His second ascent in May 2003[21] was part of a National Geographic Society expedition to mark the 50th anniversary of Sir Edmund Hillary and Tenzing Norgay's historic first ascent in 1953. The anniversary expedition brought together Peter Hillary, Jamling Norgay and Brent Bishop, the sons of Sir Edmund, Tenzing Norgay, and Barry Bishop, a member of the first successful American team to reach the summit in 1963.
Peter Hillary now devotes most of his time to fundraising in support of his father's Himalayan Trust, which was established in 1960 to fund capital projects in the Khumbu Valley region of Nepal. He is also a director of the Australian Himalayan Foundation.[22]

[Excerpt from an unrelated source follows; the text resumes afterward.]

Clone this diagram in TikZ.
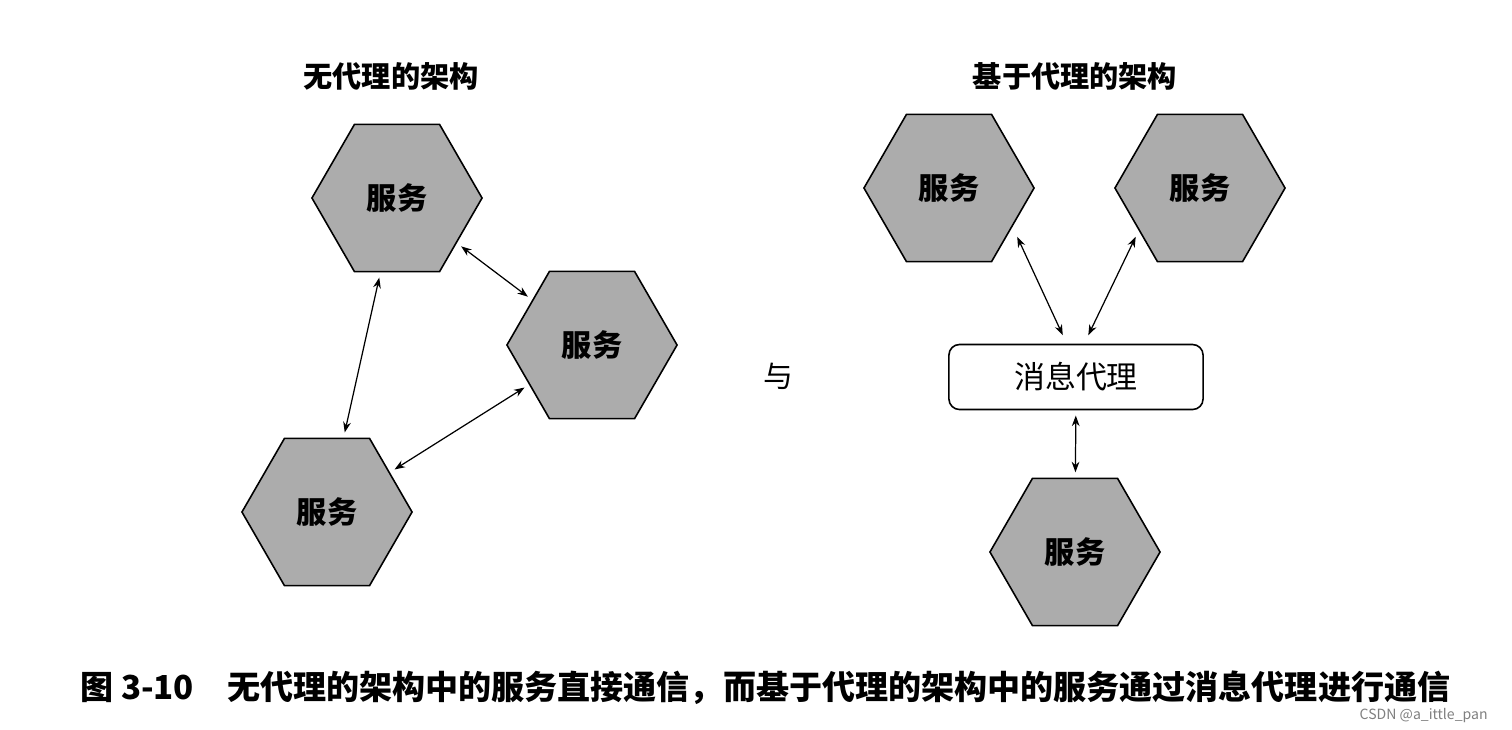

Hillary is also the patron for the Everest Rescue Trust, a non-profit, independent trust set up to operate and manage a self-funding rescue helicopter service for the high altitude regions of Nepal.[23]

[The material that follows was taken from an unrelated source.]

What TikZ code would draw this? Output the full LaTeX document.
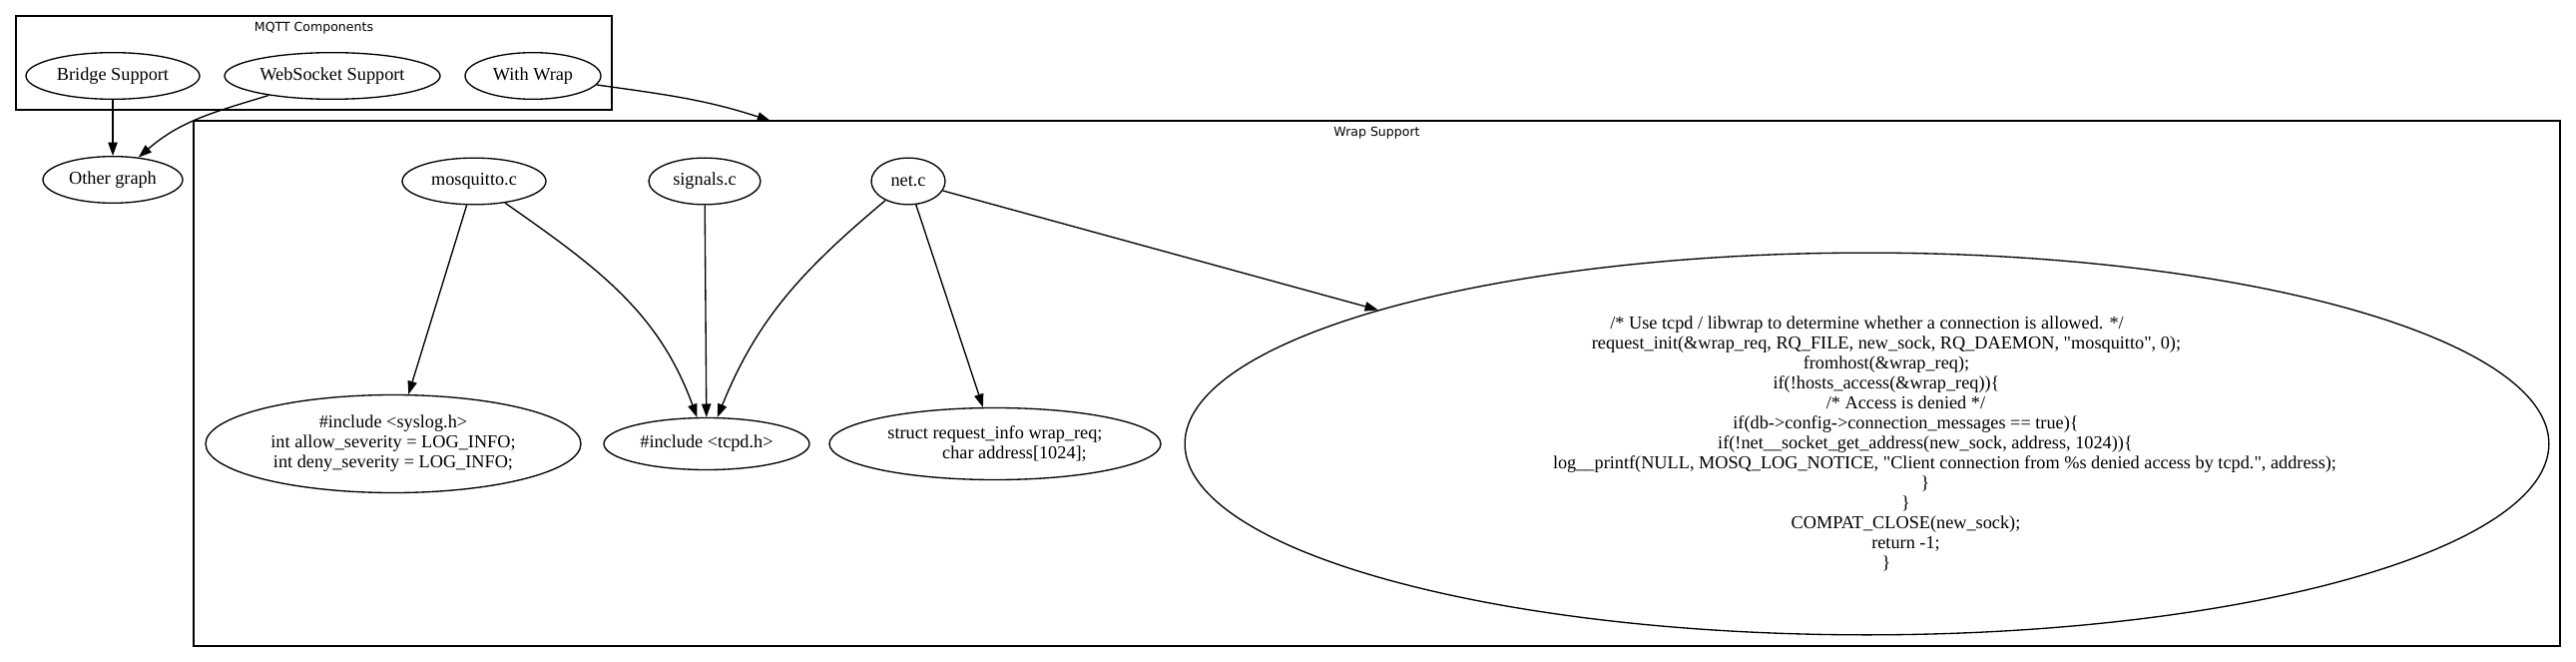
\documentclass[tikz,border=0pt]{standalone}
\usepackage{fontspec}
\newfontfamily\grafo{Liberation Serif}
\newfontfamily\etichetta{DejaVu Sans}
\usepackage{tikz}
\usetikzlibrary{shapes.geometric, arrows.meta}
\newlength{\passorientro}
\setlength{\passorientro}{29.25pt}
\newcommand{\rientro}[1]{\hspace*{#1\passorientro}}

\begin{document}
\begin{tikzpicture}[x = 0.75pt, y = -0.75pt,
    font = \grafo\fontsize{13.7}{15}\selectfont,
    nodo/.style = {ellipse, draw, line width = 1pt, inner sep = 0pt, minimum height = 35pt, align = center},
    freccia/.style = {-{Triangle[length = 10pt, width = 7pt]}, line width = 1pt},
    gruppo/.style = {draw, line width = 1pt},
    titolo/.style = {font = \etichetta\fontsize{9.4}{11}\selectfont, inner sep = 0pt}]
    % Parametri
    \pgfmathsetmacro{\alto}{76}
    \pgfmathsetmacro{\medio}{181.5}
    \pgfmathsetmacro{\basso}{444.5}
    \useasboundingbox (0,0) rectangle (2581,663);
    % Riquadri
    \draw[gruppo] (16,16) rectangle (613,110);
    \node[titolo] (tmqtt) at (314.5,28) {MQTT Components};
    \draw[gruppo] (194,121) rectangle (2565,647);
    \node[titolo] (twrap) at (1379.5,133) {Wrap Support};
    \coordinate (ingresso) at (772,121);
    % Componenti MQTT
    \node[nodo, minimum width = 130.5pt] (bridge) at (113,\alto) {Bridge Support};
    \node[nodo, minimum width = 162pt] (ws) at (333,\alto) {WebSocket Support};
    \node[nodo, minimum width = 102pt] (wrap) at (534,\alto) {With Wrap};
    \node[nodo, minimum width = 105pt] (other) at (113,180) {Other graph};
    % Sorgenti
    \node[nodo, minimum width = 108pt] (mosq) at (475,\medio) {mosquitto.c};
    \node[nodo, minimum width = 84pt] (sig) at (706,\medio) {signals.c};
    \node[nodo, minimum width = 55.5pt] (net) at (910,\medio) {net.c};
    % Frammenti
    \node[nodo, minimum width = 282pt, minimum height = 73.5pt] (syslog) at (394,\basso)
        {\#include <syslog.h>\\int allow\_severity = LOG\_INFO;\\int deny\_severity = LOG\_INFO;};
    \node[nodo, minimum width = 154.5pt, minimum height = 39pt] (tcpd) at (708,\basso) {\#include <tcpd.h>};
    \node[nodo, minimum width = 249pt, minimum height = 54pt] (req) at (997,\basso)
        {struct request\_info wrap\_req;\\\rientro{1}char address[1024];};
    \node[nodo, minimum width = 1025pt, minimum height = 287pt] (check) at (1870.5,\basso)
        {/* Use tcpd / libwrap to determine whether a connection is allowed. */\\
        \rientro{1}request\_init(\&wrap\_req, RQ\_FILE, new\_sock, RQ\_DAEMON, "mosquitto", 0);\\
        \rientro{1}fromhost(\&wrap\_req);\\
        \rientro{1}if(!hosts\_access(\&wrap\_req))\{\\
        \rientro{2}/* Access is denied */\\
        \rientro{2}if(db->config->connection\_messages == true)\{\\
        \rientro{3}if(!net\_\_socket\_get\_address(new\_sock, address, 1024))\{\\
        \rientro{4}log\_\_printf(NULL, MOSQ\_LOG\_NOTICE, "Client connection from \%s denied access by tcpd.", address);\\
        \rientro{3}\}\\
        \rientro{2}\}\\
        \rientro{2}COMPAT\_CLOSE(new\_sock);\\
        \rientro{2}return -1;\\
        \rientro{1}\}};
    % Archi
    \draw[freccia] (bridge) -- (other);
    \draw[freccia] (ws) to[out = -163, in = 41] (other);
    \draw[freccia] (wrap) to[out = -8, in = 162] (ingresso);
    \draw[freccia] (mosq) -- (syslog);
    \draw[freccia] (mosq) to[out = -35, in = 110] (tcpd);
    \draw[freccia] (sig) -- (tcpd);
    \draw[freccia] (net) to[out = -140, in = 68] (tcpd);
    \draw[freccia] (net) -- (req);
    \draw[freccia] (net) -- (check);
\end{tikzpicture}
\end{document}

Since 2017, Hillary has also been the Patron of the Kea Conservation Trust, a Charitable Trust set up in 2006 to support conservation and research into New Zealand's Alpine parrot, the Kea. [24]
Peter Hillary has written and co-written several books, including: A Sunny Day in the Himalayas (1980);[25] First Across the Roof of the World: The First-ever Traverse of the Himalayas, 5,000 Kilometres from Sikkim to Pakistan (with Graham Dingle, 1982);[26] Two Generations (with his father, Sir Edmund Hillary, 1984);[27] Ascent: Two Lives Explored – The Autobiographies of Sir Edmund and Peter Hillary (also with his father, 1986);[28] Rimo: Mountain on the Silk Road (1992);[29] Bridgit was Bored (a children's book written with his first wife, Ann Moorhead, 1992);[30] and In the Ghost Country: A Lifetime Spent on the Edge (with John Elder, 2003).[31]
Hillary wrote the afterword for the book Letters from Everest: A First-hand Account from the Epic First Ascent by George Lowe, who was Sir Edmund Hillary's best friend and accompanied him on the 1953 Everest expedition.[32] In the wake of the 1996 Mount Everest disaster, Hillary wrote an article for The New York Times Magazine entitled "Everest is Mighty, We are Fragile".[33] He also wrote an article called "In the Name of the Father", describing what it was like on K2 in August 1995 when the mountain claimed the lives of seven summiters, leaving him as one of three survivors of that expedition.[34]